Houses ranged from smart wood clad chalets with gated gardens, to converted eighteenth century military buildings, to patched up old road menders' cabins. It's nice to walk around an area that is completely car free, though there were plenty of cyclists, many riding the Christiania-built bikes with carriers at the front for holding shopping, children, dogs and friends.



After Copenhagen we decided we needed to be away from the cities for a while and so we spent the last few days in Denmark exploring the coastline and the chalky cliffs of Stevns Klint and Møns Klint. We stayed two nights at the lovely little fishing village of Rødvig, where we enjoyed the mini heatwave sweeping across Europe, walked along the cliff top, ate apple cake and watched the birds flying south. 



This is why we wanted a van with back doors.


On the island of Møn we braved the steps down to the beach (nearly 500 steps) so that we could look up at the gorgeous, glittering cliffs and walk along the beach looking for fossils. Stella didn't enjoy the steps back up, but the mouse, tiny toads, variety of small birds and a sighting of a black adder helped make the climb more bearable.
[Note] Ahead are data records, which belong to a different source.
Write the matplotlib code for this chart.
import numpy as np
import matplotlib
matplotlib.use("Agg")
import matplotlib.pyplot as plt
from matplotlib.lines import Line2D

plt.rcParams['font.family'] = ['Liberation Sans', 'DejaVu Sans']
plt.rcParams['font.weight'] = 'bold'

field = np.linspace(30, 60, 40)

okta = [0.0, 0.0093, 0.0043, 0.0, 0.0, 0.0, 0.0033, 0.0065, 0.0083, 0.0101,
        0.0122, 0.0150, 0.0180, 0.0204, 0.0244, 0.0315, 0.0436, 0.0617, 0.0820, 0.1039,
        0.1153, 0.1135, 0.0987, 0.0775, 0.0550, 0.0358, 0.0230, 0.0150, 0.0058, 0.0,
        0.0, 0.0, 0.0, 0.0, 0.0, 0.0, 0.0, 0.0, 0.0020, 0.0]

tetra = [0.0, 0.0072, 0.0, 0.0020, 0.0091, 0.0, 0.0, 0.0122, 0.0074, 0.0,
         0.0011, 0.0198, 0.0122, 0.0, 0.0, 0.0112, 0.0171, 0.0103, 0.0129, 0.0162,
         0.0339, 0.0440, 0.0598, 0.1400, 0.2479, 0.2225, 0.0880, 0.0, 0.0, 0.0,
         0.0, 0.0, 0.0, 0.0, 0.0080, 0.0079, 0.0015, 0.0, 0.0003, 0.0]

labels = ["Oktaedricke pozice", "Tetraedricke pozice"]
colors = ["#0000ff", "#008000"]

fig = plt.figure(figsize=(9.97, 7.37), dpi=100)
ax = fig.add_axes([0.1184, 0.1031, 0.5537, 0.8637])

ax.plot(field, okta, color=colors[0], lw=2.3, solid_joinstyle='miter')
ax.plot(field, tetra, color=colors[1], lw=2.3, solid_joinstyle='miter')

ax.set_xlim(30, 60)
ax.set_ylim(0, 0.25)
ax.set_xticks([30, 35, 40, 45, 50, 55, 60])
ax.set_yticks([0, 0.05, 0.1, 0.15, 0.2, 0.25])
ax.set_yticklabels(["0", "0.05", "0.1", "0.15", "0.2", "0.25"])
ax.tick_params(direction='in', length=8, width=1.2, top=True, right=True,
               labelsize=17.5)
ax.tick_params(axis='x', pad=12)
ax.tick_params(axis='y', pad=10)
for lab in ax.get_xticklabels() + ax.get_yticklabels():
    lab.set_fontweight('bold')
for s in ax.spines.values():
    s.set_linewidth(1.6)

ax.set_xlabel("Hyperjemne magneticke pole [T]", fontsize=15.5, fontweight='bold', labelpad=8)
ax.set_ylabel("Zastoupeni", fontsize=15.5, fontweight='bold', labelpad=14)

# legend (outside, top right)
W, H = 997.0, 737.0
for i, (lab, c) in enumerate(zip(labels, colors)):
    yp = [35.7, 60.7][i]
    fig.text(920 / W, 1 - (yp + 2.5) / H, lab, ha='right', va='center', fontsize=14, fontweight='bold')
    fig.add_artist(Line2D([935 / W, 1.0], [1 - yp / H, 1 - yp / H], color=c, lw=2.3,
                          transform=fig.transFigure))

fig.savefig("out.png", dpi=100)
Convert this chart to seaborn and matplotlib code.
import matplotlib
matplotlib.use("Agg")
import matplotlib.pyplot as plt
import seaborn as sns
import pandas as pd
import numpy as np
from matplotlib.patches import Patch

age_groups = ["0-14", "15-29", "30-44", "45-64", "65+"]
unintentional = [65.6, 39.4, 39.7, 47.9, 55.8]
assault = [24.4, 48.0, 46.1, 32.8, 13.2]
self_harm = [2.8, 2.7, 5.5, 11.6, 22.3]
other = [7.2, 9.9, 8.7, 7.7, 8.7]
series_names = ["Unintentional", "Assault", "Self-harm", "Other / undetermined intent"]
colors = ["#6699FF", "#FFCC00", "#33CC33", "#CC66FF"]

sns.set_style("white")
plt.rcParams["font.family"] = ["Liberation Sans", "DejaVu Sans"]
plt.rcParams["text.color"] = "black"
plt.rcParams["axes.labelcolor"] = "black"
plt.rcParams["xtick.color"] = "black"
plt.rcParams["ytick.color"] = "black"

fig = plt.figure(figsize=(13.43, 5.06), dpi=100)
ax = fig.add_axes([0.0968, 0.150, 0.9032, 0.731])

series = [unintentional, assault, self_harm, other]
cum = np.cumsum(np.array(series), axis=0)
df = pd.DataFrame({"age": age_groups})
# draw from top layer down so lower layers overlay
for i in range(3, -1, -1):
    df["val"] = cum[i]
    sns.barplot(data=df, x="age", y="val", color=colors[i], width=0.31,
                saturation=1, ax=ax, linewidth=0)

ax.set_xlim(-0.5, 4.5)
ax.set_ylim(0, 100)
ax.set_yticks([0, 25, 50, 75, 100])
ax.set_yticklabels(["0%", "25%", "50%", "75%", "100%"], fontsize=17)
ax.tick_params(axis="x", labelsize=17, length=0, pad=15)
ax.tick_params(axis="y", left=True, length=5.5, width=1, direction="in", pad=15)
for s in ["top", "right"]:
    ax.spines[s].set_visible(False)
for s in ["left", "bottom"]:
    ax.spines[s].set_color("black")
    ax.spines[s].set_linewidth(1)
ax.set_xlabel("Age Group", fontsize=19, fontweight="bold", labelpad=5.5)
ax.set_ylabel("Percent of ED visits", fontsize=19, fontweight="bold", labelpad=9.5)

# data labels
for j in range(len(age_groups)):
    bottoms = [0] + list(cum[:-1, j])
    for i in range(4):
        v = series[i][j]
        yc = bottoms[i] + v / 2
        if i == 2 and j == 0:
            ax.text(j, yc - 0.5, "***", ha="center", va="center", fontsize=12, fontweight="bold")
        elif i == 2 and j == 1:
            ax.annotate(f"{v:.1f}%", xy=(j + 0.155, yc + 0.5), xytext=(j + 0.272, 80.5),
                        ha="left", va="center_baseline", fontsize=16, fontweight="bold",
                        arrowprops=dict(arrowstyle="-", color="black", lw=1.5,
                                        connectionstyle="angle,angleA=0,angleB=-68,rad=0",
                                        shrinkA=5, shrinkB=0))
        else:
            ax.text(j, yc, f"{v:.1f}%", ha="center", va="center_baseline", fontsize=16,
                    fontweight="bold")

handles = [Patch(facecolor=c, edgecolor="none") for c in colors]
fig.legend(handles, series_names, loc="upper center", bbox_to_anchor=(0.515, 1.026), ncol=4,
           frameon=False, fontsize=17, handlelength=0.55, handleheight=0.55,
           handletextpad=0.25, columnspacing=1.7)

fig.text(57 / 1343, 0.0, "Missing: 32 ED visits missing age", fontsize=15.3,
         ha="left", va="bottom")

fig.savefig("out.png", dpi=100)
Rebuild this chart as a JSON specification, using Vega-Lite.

On 29th September we caught the ferry to Puttgarten in Germany, and started to make our way east along the Baltic coast. We've visited a series of the old Hanseatic trading ports, places that used their mediaeval wealth to build soaring spectacular cathedrals and imposing merchants' mansions, all in brick. We have read the term 'brick gothic' many times in tourist guides over the last few days.


Lübeck town hall

Today (3rd October) we crossed from German Pomerania into Polish Pomerania, swapped one stretch of reedy coast where we can barely understand anything for another stretch of reedy coast where we can understand nothing! We've settled this evening in a smart campsite on the outskirts of Szczecin, getting our bearings, getting some Zloty and planning to visit the city tomorrow. Fortunately the campsite owner speaks excellent English.